▶ Supplied material

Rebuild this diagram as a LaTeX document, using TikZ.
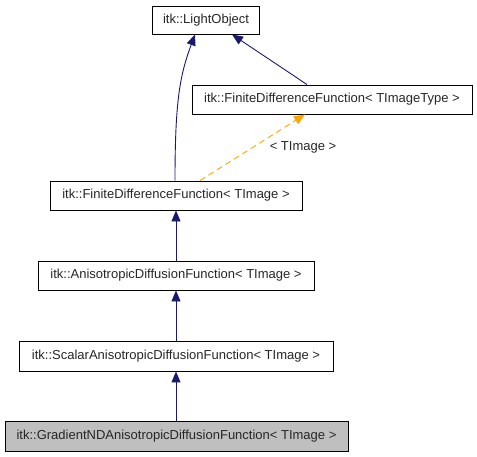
\documentclass[tikz,border=0pt]{standalone}
\usepackage{fontspec}
\setmainfont{Liberation Sans}
\usetikzlibrary{arrows.meta}
\definecolor{navy}{HTML}{191970}
\definecolor{orng}{HTML}{FFA500}
\begin{document}
\begin{tikzpicture}[x=1pt,y=-1pt,
  lbl/.style={font=\fontsize{13}{15}\selectfont,text=black!85},
  cls/.style={draw=black,line width=0.9pt,inner sep=0pt,lbl},
  inh/.style={navy,line width=0.9pt,-{Triangle[length=11pt,width=9pt]}},
  tmpl/.style={orng,line width=0.9pt,dashed,dash pattern=on 6pt off 4pt,-{Triangle[length=11pt,width=9pt]}}]
\useasboundingbox (0,0) rectangle (477,456);
\node[cls,minimum width=107pt,minimum height=28pt] (lo) at (206,20) {itk::LightObject};
\node[cls,minimum width=280pt,minimum height=29pt] (fdt) at (332,99.5) {itk::FiniteDifferenceFunction< TImageType >};
\node[cls,minimum width=252pt,minimum height=29pt] (fdf) at (176,195.5) {itk::FiniteDifferenceFunction< TImage >};
\node[cls,minimum width=276pt,minimum height=29pt] (adf) at (176,275.5) {itk::AnisotropicDiffusionFunction< TImage >};
\node[cls,minimum width=314pt,minimum height=30pt] (sadf) at (176,356) {itk::ScalarAnisotropicDiffusionFunction< TImage >};
\node[cls,fill=black!25,minimum width=343pt,minimum height=30pt] (gadf) at (176.5,436) {itk::GradientNDAnisotropicDiffusionFunction< TImage >};
\node[lbl] (tl) at (303,147) {< TImage >};
\draw[inh] (fdf.north -| 175,0) .. controls (175,100) and (180,75) .. (lo.south -| 195,0);
\draw[inh] (fdt.north -| 307,0) -- (lo.south -| 232,0);
\draw[tmpl] (fdf.north -| 200,0) -- (fdt.south -| 305,0);
\draw[inh] (adf.north) -- (fdf.south);
\draw[inh] (sadf.north) -- (adf.south);
\draw[inh] (gadf.north -| 176,0) -- (sadf.south);
\end{tikzpicture}
\end{document}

▶ Exercise prompt
Your task is an exact transcription of all the data, minus the pictures.

▶ Response
Rebuild this diagram as a LaTeX document, using TikZ.
\documentclass[tikz,border=0pt]{standalone}
\usepackage{fontspec}
\setmainfont{Liberation Sans}
\usetikzlibrary{arrows.meta}
\definecolor{navy}{HTML}{191970}
\definecolor{orng}{HTML}{FFA500}
\begin{document}
\begin{tikzpicture}[x=1pt,y=-1pt,
  lbl/.style={font=\fontsize{13}{15}\selectfont,text=black!85},
  cls/.style={draw=black,line width=0.9pt,inner sep=0pt,lbl},
  inh/.style={navy,line width=0.9pt,-{Triangle[length=11pt,width=9pt]}},
  tmpl/.style={orng,line width=0.9pt,dashed,dash pattern=on 6pt off 4pt,-{Triangle[length=11pt,width=9pt]}}]
\useasboundingbox (0,0) rectangle (477,456);
\node[cls,minimum width=107pt,minimum height=28pt] (lo) at (206,20) {itk::LightObject};
\node[cls,minimum width=280pt,minimum height=29pt] (fdt) at (332,99.5) {itk::FiniteDifferenceFunction< TImageType >};
\node[cls,minimum width=252pt,minimum height=29pt] (fdf) at (176,195.5) {itk::FiniteDifferenceFunction< TImage >};
\node[cls,minimum width=276pt,minimum height=29pt] (adf) at (176,275.5) {itk::AnisotropicDiffusionFunction< TImage >};
\node[cls,minimum width=314pt,minimum height=30pt] (sadf) at (176,356) {itk::ScalarAnisotropicDiffusionFunction< TImage >};
\node[cls,fill=black!25,minimum width=343pt,minimum height=30pt] (gadf) at (176.5,436) {itk::GradientNDAnisotropicDiffusionFunction< TImage >};
\node[lbl] (tl) at (303,147) {< TImage >};
\draw[inh] (fdf.north -| 175,0) .. controls (175,100) and (180,75) .. (lo.south -| 195,0);
\draw[inh] (fdt.north -| 307,0) -- (lo.south -| 232,0);
\draw[tmpl] (fdf.north -| 200,0) -- (fdt.south -| 305,0);
\draw[inh] (adf.north) -- (fdf.south);
\draw[inh] (sadf.north) -- (adf.south);
\draw[inh] (gadf.north -| 176,0) -- (sadf.south);
\end{tikzpicture}
\end{document}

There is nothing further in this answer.